2021科大讯飞-车辆贷款违约预测赛事 Top1方案

最新推荐文章于 2023-08-17 10:57:56 发布

AI Studio

最新推荐文章于 2023-08-17 10:57:56 发布

阅读量2k

点赞数 6

文章标签：深度学习计算机视觉人工智能机器学习

原文链接：https://aistudio.baidu.com/aistudio/projectdetail/3795293

版权

转自AI Studio，原文链接：2021科大讯飞-车辆贷款违约预测赛事 Top1方案 - 飞桨AI Studio

辆贷款违约预测赛事冠军方案

本项目参考车辆贷款违约预测赛事 Top1方案完成。作者：@望尼玛

原作者转载授权

📖 0 项目背景

笔者在2021年参加了比赛前期，一直在十名左右，后来由于暑期实习冲突，也对于提高成绩没有太好的思路，无奈草草放弃。

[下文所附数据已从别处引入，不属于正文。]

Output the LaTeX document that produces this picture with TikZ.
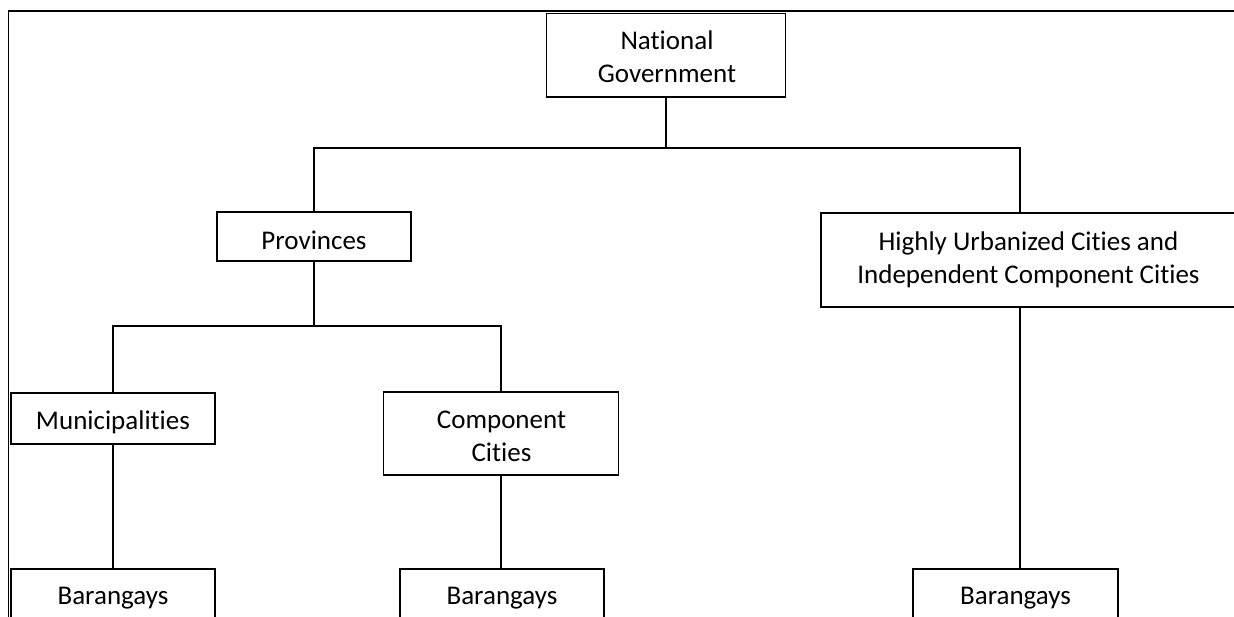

后来看到该赛事的冠军方案后有所启发，希望能对该段参赛经历进行一次总结。

在项目中加入部分笔者之前项目作为补充知识点，也希望对金融方向竞赛感兴趣的同学有所帮助，

该赛题作为经典的二分类问题，非常适用于对数据分析和风控问题感兴趣的同学作为入门教程

🔋0.1 赛事背景

随着监管政策步入关键落地期，受合规监管标的限额影响，曾备受追捧的大额标的逐渐消失，小额分散的车贷业务成为网贷平台转型的主要方向之一。

车贷资产由于进入门槛低、借款额度低、流动性高、限期短等优点，但做好风险防控依然是行业的主要问题之一。

国内某贷款机构就面临了这样的难题，该机构的借款人往往拖欠还款或拒不还款，导致该机构的不良贷款率居高不下。

面对如此头疼的问题，该机构将部分贷款数据开放，诚邀大家帮助他们建立风险识别模型来预测可能违约的借款人（敏感信息已脱敏）

🔋0.2 赛事任务

给定某机构实际业务中的相关借款人信息，包含53个与客户相关的字段，其中loan_default字段表明借款人是否会拖欠付款。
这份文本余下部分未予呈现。